To McDougle, doing anything else felt unnatural, and wrong. Since his freshman year at Stafford High School in Falmouth, Va., he had been policing teammates, demanding excellence and accountability, and acting otherwise would have been insincere. If they complained about doing wind sprints, he would admonish them — and then finish first every time, backing up his words. In the weight room, he would chide anyone sitting down. Those who blew a coverage, or showed up tardy, or dared not work as hard, and for as long, risked a rebuke from McDougle.

“We’re here to work,” McDougle said Friday, when the Jets opened their rookie minicamp. “I’ve never had any other mind-set.”

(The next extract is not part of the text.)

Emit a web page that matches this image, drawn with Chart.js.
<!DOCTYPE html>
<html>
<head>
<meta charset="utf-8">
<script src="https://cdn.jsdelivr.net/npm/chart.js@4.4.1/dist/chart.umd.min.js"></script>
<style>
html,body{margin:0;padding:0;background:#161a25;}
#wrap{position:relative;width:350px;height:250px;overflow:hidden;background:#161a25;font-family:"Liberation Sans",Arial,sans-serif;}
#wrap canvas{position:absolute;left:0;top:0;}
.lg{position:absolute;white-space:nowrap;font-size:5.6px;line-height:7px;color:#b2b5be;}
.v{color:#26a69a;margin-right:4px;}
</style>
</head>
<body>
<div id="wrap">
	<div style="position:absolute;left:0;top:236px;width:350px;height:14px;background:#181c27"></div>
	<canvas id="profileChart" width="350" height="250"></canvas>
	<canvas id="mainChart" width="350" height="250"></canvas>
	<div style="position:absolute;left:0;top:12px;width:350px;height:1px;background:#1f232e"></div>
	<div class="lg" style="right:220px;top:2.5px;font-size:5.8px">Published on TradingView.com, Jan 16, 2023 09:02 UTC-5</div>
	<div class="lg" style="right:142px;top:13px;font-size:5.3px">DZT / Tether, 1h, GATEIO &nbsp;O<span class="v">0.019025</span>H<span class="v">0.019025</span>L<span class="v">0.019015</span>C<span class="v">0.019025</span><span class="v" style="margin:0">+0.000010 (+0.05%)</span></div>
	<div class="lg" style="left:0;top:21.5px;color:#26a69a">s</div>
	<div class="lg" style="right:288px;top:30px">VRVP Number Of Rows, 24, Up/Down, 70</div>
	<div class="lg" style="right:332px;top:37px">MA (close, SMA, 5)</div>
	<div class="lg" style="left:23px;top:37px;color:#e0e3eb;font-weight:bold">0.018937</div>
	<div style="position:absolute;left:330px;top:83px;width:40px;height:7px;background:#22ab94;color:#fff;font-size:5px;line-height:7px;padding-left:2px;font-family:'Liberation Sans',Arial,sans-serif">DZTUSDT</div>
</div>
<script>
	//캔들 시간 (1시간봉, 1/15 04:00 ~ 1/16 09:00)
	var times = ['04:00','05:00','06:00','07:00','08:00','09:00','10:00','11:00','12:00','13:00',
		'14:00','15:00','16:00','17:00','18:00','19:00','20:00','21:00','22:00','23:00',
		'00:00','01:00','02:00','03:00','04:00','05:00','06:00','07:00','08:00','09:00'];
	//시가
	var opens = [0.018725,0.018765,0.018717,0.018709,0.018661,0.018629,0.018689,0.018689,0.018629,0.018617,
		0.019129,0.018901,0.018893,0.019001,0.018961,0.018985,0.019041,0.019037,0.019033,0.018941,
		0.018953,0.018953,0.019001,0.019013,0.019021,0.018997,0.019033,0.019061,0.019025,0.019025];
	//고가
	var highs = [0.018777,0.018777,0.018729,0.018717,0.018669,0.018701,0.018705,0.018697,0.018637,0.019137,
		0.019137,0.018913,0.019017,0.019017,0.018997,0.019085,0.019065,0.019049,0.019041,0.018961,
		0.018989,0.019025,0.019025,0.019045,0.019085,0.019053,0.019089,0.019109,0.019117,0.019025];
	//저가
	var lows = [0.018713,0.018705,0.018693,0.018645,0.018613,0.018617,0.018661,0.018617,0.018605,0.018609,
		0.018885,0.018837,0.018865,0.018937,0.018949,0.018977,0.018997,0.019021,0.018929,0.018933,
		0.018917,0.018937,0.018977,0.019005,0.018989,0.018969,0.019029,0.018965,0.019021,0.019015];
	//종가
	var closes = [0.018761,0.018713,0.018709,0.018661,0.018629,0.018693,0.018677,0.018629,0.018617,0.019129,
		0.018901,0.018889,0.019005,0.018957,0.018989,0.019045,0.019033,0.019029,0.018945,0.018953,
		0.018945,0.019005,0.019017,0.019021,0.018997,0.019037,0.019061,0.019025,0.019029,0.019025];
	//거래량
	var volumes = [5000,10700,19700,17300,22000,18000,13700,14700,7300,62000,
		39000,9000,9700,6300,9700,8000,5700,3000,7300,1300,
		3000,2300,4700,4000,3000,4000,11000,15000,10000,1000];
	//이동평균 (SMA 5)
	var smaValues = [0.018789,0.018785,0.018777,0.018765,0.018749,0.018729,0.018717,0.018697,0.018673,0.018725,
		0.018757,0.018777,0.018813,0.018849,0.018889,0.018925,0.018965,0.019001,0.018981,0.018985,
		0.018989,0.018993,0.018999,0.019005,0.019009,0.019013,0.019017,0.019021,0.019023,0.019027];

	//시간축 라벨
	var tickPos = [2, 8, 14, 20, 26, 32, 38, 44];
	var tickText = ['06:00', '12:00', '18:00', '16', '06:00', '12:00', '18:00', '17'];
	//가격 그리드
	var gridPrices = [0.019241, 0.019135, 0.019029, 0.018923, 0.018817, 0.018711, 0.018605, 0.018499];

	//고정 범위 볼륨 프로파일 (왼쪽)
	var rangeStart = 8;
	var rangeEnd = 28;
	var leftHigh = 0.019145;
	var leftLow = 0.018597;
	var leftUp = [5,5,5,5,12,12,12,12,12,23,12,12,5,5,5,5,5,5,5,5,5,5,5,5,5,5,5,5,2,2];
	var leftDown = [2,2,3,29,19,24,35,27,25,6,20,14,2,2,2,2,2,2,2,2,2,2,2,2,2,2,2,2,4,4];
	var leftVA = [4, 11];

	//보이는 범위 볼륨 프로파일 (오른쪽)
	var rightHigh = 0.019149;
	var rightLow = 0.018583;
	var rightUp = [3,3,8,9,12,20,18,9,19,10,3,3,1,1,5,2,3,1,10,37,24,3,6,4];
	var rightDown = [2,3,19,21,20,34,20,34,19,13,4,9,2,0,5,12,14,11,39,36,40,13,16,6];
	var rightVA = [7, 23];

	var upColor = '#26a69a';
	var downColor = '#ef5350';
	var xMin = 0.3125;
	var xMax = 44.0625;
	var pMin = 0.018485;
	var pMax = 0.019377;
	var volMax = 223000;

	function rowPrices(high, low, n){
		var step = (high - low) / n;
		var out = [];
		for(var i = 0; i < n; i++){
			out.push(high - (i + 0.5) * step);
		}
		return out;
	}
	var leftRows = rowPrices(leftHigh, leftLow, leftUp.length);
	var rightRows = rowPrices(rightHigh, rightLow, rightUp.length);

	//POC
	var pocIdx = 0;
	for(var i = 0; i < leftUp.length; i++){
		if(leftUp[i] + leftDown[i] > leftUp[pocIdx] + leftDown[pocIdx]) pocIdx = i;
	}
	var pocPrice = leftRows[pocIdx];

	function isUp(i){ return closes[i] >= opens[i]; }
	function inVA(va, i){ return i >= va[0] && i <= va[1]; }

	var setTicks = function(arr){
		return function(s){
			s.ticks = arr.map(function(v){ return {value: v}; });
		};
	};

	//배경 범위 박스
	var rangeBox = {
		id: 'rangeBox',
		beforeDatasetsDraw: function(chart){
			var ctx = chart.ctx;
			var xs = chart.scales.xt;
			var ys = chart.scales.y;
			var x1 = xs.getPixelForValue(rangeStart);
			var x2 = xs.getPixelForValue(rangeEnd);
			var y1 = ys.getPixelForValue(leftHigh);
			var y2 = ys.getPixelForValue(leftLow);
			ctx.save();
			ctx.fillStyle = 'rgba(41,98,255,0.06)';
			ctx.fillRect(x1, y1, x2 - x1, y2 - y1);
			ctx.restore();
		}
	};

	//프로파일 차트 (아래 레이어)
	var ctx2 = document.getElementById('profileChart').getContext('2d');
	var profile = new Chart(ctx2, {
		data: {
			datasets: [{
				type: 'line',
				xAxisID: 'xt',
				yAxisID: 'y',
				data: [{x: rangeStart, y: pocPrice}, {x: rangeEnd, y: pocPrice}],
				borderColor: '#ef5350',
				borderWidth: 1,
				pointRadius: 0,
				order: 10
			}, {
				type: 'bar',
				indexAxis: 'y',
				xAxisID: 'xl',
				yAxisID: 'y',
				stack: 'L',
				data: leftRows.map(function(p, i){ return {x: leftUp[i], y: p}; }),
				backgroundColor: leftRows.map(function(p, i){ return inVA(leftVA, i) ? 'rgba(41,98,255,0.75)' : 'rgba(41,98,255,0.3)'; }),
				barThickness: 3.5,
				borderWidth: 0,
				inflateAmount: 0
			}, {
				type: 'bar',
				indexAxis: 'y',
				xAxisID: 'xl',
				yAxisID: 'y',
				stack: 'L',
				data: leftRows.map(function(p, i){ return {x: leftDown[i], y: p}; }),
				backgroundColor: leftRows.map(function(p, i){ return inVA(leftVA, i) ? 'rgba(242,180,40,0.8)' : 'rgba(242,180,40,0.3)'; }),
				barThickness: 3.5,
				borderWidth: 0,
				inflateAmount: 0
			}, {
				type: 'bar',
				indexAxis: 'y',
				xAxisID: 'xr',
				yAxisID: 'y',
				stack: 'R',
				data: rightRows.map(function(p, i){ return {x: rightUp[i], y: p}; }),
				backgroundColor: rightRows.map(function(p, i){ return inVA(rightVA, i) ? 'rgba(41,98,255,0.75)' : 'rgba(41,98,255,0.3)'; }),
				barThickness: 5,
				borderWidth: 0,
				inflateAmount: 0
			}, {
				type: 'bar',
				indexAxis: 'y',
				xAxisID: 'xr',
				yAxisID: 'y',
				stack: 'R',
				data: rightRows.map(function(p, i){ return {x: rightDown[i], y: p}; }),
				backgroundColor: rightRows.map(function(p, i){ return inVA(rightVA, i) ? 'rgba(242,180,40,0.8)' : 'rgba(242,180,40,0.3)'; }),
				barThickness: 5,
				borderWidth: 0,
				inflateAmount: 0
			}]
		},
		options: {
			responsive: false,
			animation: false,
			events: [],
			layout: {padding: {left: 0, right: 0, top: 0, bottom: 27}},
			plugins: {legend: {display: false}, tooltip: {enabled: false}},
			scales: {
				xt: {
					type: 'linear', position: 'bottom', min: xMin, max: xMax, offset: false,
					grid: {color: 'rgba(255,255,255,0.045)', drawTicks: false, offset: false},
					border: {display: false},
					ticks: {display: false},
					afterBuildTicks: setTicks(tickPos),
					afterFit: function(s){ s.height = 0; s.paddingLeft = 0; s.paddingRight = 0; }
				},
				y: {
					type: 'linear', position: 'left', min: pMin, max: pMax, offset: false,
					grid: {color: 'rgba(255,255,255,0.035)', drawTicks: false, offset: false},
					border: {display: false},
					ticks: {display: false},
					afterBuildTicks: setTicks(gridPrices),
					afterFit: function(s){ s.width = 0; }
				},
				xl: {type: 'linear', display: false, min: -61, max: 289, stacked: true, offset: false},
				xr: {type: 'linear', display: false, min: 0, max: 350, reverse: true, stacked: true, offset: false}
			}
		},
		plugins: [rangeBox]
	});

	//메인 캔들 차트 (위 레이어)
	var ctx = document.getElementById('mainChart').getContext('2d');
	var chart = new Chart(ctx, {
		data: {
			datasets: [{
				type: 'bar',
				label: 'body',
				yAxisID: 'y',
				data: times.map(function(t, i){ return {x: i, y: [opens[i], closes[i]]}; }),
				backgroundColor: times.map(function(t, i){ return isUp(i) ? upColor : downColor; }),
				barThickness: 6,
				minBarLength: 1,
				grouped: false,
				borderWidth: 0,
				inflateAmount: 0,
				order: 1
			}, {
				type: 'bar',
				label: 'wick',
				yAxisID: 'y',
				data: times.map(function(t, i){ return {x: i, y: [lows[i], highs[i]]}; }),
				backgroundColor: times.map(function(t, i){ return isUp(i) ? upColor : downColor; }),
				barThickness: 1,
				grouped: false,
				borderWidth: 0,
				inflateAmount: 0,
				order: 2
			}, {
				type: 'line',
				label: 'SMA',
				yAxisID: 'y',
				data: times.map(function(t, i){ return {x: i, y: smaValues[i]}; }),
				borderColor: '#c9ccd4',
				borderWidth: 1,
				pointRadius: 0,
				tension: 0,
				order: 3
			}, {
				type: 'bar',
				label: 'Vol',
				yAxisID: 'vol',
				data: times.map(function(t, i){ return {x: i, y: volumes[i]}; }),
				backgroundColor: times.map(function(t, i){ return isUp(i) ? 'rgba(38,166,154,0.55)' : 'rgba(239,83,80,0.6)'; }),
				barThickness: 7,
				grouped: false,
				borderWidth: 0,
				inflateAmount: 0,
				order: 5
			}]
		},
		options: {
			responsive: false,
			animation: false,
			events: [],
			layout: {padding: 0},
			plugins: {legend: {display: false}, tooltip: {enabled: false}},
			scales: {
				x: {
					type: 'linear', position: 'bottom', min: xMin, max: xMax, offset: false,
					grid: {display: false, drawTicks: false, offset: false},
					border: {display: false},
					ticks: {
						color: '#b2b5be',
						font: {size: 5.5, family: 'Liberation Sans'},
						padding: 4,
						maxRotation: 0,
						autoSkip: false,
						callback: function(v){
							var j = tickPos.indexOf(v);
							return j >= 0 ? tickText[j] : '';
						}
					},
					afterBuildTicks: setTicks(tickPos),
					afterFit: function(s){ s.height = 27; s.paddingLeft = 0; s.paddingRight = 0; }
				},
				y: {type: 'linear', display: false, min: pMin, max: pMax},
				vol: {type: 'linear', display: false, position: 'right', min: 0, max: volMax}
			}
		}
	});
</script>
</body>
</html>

One day at Maryland, after some teammates failed to make it through a conditioning session, he addressed them. “You want to win the A.C.C.?” he said to them. “How do you expect to be champions if you can’t finish a workout?”

He expected so much, of his teammates and of himself, because he knew what it felt like not to play, and he hated it. A hand injury cut short McDougle’s junior season at Stafford, limiting the game film that prospective colleges could view. He played cornerback and safety, running back and receiver, even quarterback in the Wildcat formation, and then, all of a sudden, he could play none.

Many programs stopped chasing him, but others maintained their pursuit. South Carolina and Virginia Tech viewed him as a slot receiver, and every now and then, McDougle said he wished he still played on offense, only because he loves running with the ball so much.

A former teammate of his at Stafford, Christian Woelfel-Monsivais, said McDougle was as elusive on the field as he was in the gym, where on Thursdays, they played what their coach, Chad Lewis, called trash-can football. The objective for each side was to toss the ball in a can without being tagged by an opponent. It got physical, heated, nasty.

“He wasn’t the one who checked people,” Woelfel-Monsivais said. “He was the one who got away from everybody, like a little rabbit.”

Only one college, though, recruited him as a cornerback, McDougle said: Maryland. As a redshirt freshman, he missed the Terrapins’ bowl game after breaking his clavicle in a motor-scooter accident. By his senior year, he was thriving again, intercepting three passes in his first three games, returning one 49 yards for a touchdown at Connecticut. On the next series, McDougle lay writhing at the Maryland 37. Edsall said to himself, “Things like this shouldn’t happen to a guy like that.”

For the rest of the season, McDougle was perhaps the most vocal member of the team. Because, he said, he did not want his teammates to think he felt deflated, or to feel bad for him. In 15 years as a head coach, Edsall had never seen a player of his act so selflessly, and so he wanted to honor him. But how?

On the night of the football banquet last December, only Edsall and the program’s director of operations, Fran Foley, knew how that honor would be bestowed. As the awards were presented, McDougle was a little disappointed because there were a few he thought he deserved.

And then Edsall, without mentioning the name of the recipient, started speaking about a player who devoted himself to his team and his teammates. Edsall started to cry. So did McDougle. The crowd — players, coaches, family members, about 350 people in all — rose as one. The crowd stood to applaud the winner of the inaugural Dexter McDougle Ultimate Team Player Award.